Dia menilai, kerja yang dilakukan VFS Tasheel menimbulkan kegelisahan baru bagi para calon jamaah umrah maupun penyelenggara umrah Indonesia. Sebab perusahaan asing ini bekerja tanpa dibekali perangkat yang memadai, bahkan lokasi kantornya sulit dijangkau para calon jamaah umrah yang tersebar di seluruh pelosok Indonesia. “Ditambah kemampuan SDM yang minim, baik dalam penguasaan alat maupun pelayanan,” keluh Artha Hanif.
Lebih lanjut dijelaskan, kebijakan pengambilan data biometrik calon jamaah umrah oleh VFS Tasheel sudah dimulai sejak 17 Desember 2018. Padahal saat itu adalah masa puncak umrah, tapi jamaah dipaksa untuk melakukan pendataan biometrik. “Ternyata mereka tidak siap. Banyak calon jamaah umrah yang tidak terlayani, meskipun sudah datang dari lokasi yang jauh,” sesalnya.

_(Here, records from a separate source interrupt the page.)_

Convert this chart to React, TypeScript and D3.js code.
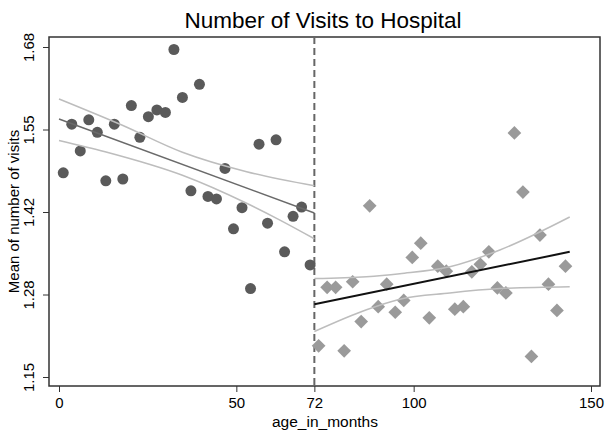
import React, { useRef, useEffect } from "react";
import * as d3 from "d3";

// binned means, age 0-72 months (before cutoff)
const leftAge = [1.2, 3.6, 6, 8.4, 10.8, 13.2, 15.6, 18, 20.4, 22.8, 25.2, 27.6, 30, 32.4, 34.8, 37.2, 39.6, 42, 44.4, 46.8, 49.2, 51.6, 54, 56.4, 58.8, 61.2, 63.6, 66, 68.4, 70.8];
const leftVisits = [1.478, 1.556, 1.513, 1.563, 1.543, 1.465, 1.556, 1.468, 1.586, 1.535, 1.568, 1.579, 1.575, 1.676, 1.599, 1.449, 1.62, 1.44, 1.436, 1.485, 1.388, 1.422, 1.292, 1.524, 1.397, 1.531, 1.351, 1.408, 1.423, 1.33];

// binned means, age 72-144 months (after cutoff)
const rightAge = [73.2, 75.6, 78, 80.4, 82.8, 85.2, 87.6, 90, 92.4, 94.8, 97.2, 99.6, 102, 104.4, 106.8, 109.2, 111.6, 114, 116.4, 118.8, 121.2, 123.6, 126, 128.4, 130.8, 133.2, 135.6, 138, 140.4, 142.8];
const rightVisits = [1.2, 1.294, 1.294, 1.192, 1.303, 1.239, 1.425, 1.263, 1.299, 1.254, 1.273, 1.342, 1.365, 1.245, 1.328, 1.32, 1.259, 1.263, 1.319, 1.331, 1.351, 1.293, 1.285, 1.542, 1.447, 1.183, 1.378, 1.299, 1.257, 1.328];

// linear fits and 95% CI bands
const leftFitAge = [0, 72];
const leftFit = [1.5644, 1.4135];
const leftCiAge = [0, 17.7, 34.8, 52.9, 72];
const leftCiUpper = [1.5965, 1.5547, 1.511, 1.4797, 1.457];
const leftCiLowerAge = [0, 13, 34.8, 52.9, 62.3, 72];
const leftCiLower = [1.53, 1.5118, 1.474, 1.429, 1.402, 1.372];

const rightFitAge = [72, 144];
const rightFit = [1.267, 1.351];
const rightCiAge = [72, 86.7, 96.1, 110.2, 124.3, 144];
const rightCiUpper = [1.308, 1.311, 1.316, 1.327, 1.354, 1.407];
const rightCiLower = [1.223, 1.258, 1.275, 1.285, 1.292, 1.295];

const cutoff = 72;
const xTicks = [0, 50, 72, 100, 150];
const yTicks = [1.15, 1.2825, 1.415, 1.5475, 1.68];
const yTickLabels = ["1.15", "1.28", "1.42", "1.55", "1.68"];

const W = 605;
const H = 433;
const FONT = "'Liberation Sans', Arial, sans-serif";

export default function App() {
  const svgRef = useRef<SVGSVGElement>(null);

  useEffect(() => {
    const svg = d3.select(svgRef.current);
    svg.selectAll("*").remove();

    const frame = { left: 49, right: 600, top: 37, bottom: 386 };
    const x = d3.scaleLinear().domain([0, 150]).range([59, 591]);
    const y = d3.scaleLinear().domain([1.15, 1.68]).range([377, 47]);

    svg.append("rect").attr("width", W).attr("height", H).attr("fill", "#fff");

    // title
    svg
      .append("text")
      .attr("x", 323)
      .attr("y", 28)
      .attr("text-anchor", "middle")
      .attr("font-family", FONT)
      .attr("font-size", 22.5)
      .text("Number of Visits to Hospital");

    // axes
    const xAxis = svg
      .append("g")
      .attr("transform", `translate(0,${frame.bottom})`)
      .call(d3.axisBottom(x).tickValues(xTicks).tickSize(6).tickPadding(5).tickFormat(d3.format("d")));
    xAxis.select(".domain").remove();
    xAxis.selectAll("text").attr("font-family", FONT).attr("font-size", 15).attr("fill", "#000");
    xAxis.selectAll("line").attr("stroke", "#333");

    const yAxis = svg
      .append("g")
      .attr("transform", `translate(${frame.left},0)`)
      .call(
        d3
          .axisLeft(y)
          .tickValues(yTicks)
          .tickSize(6)
          .tickFormat((_d, i) => yTickLabels[i])
      );
    yAxis.select(".domain").remove();
    yAxis.selectAll("line").attr("stroke", "#333");
    yAxis
      .selectAll("text")
      .attr("font-family", FONT)
      .attr("font-size", 15)
      .attr("fill", "#000")
      .attr("x", null)
      .attr("dy", null)
      .attr("text-anchor", "middle")
      .attr("transform", "translate(-15,0) rotate(-90)");

    // frame
    svg
      .append("rect")
      .attr("x", frame.left)
      .attr("y", frame.top)
      .attr("width", frame.right - frame.left)
      .attr("height", frame.bottom - frame.top)
      .attr("fill", "none")
      .attr("stroke", "#333")
      .attr("stroke-width", 1.5);

    // axis titles
    svg
      .append("text")
      .attr("x", 325)
      .attr("y", 427)
      .attr("text-anchor", "middle")
      .attr("font-family", FONT)
      .attr("font-size", 15.5)
      .text("age_in_months");

    svg
      .append("text")
      .attr("transform", `translate(19,${(frame.top + frame.bottom) / 2}) rotate(-90)`)
      .attr("text-anchor", "middle")
      .attr("font-family", FONT)
      .attr("font-size", 15)
      .text("Mean of number of visits");

    // cutoff line
    svg
      .append("line")
      .attr("x1", x(cutoff))
      .attr("x2", x(cutoff))
      .attr("y1", frame.top)
      .attr("y2", frame.bottom)
      .attr("stroke", "#666")
      .attr("stroke-width", 2)
      .attr("stroke-dasharray", "7,4");

    const curve = (xs: number[], ys: number[]) =>
      d3
        .line<number>()
        .x((_d, i) => x(xs[i]))
        .y((d) => y(d))
        .curve(d3.curveMonotoneX)(ys);

    const drawLine = (xs: number[], ys: number[], color: string, width: number) =>
      svg
        .append("path")
        .attr("d", curve(xs, ys))
        .attr("fill", "none")
        .attr("stroke", color)
        .attr("stroke-width", width);

    // points
    svg
      .append("g")
      .selectAll("circle")
      .data(leftVisits)
      .join("circle")
      .attr("cx", (_d, i) => x(leftAge[i]))
      .attr("cy", (d) => y(d))
      .attr("r", 5.5)
      .attr("fill", "#5a5a5a");

    const diamond = d3.symbol().type(d3.symbolDiamond2).size(120);
    svg
      .append("g")
      .selectAll("path")
      .data(rightVisits)
      .join("path")
      .attr("d", diamond)
      .attr("transform", (d, i) => `translate(${x(rightAge[i])},${y(d)})`)
      .attr("fill", "#9a9a9a");

    // fits
    drawLine(leftCiAge, leftCiUpper, "#bdbdbd", 1.5);
    drawLine(leftCiLowerAge, leftCiLower, "#bdbdbd", 1.5);
    drawLine(leftFitAge, leftFit, "#6a6a6a", 1.5);
    drawLine(rightCiAge, rightCiUpper, "#bdbdbd", 1.5);
    drawLine(rightCiAge, rightCiLower, "#bdbdbd", 1.5);
    drawLine(rightFitAge, rightFit, "#111", 2);
  }, []);

  return (
    <svg
      ref={svgRef}
      width={W}
      height={H}
      style={{ position: "absolute", left: 0, top: 0 }}
    />
  );
}
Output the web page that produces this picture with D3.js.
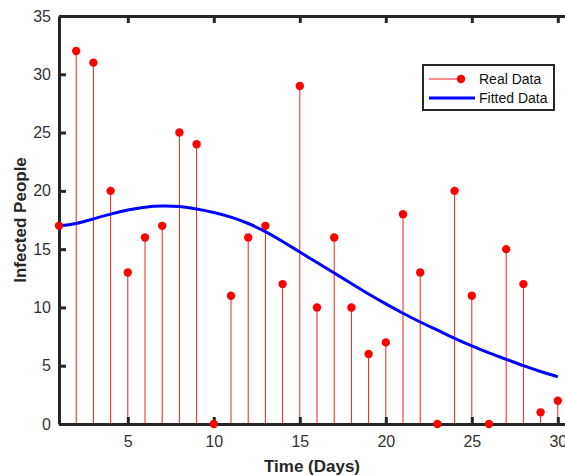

Joko Asmoro, Ketua Umum Asosiasi Muslim Penyelenggara Haji dan Umrah Republik Indonesia (AMPHURI), mengutarakan, aturan biometrik umrah dan haji menyulitkan calon jamaah di Indonesia karena letak geografis yang tidak memungkinkan. “Takutnya kekisruhan ini memuncak dan menimbulkan kemarahan masyarakat. Ambil contoh, calon jamaah umrah di Papua harus ke Makassar untuk pengambilan data biometrik. Tapi sampai sana tidak terlayani karena fasilitas dari VFS Tasheel yang tidak mendukung. Di Padang calon jamaah umrah harus antre selama dua hari,” ungkap Joko Asmoro.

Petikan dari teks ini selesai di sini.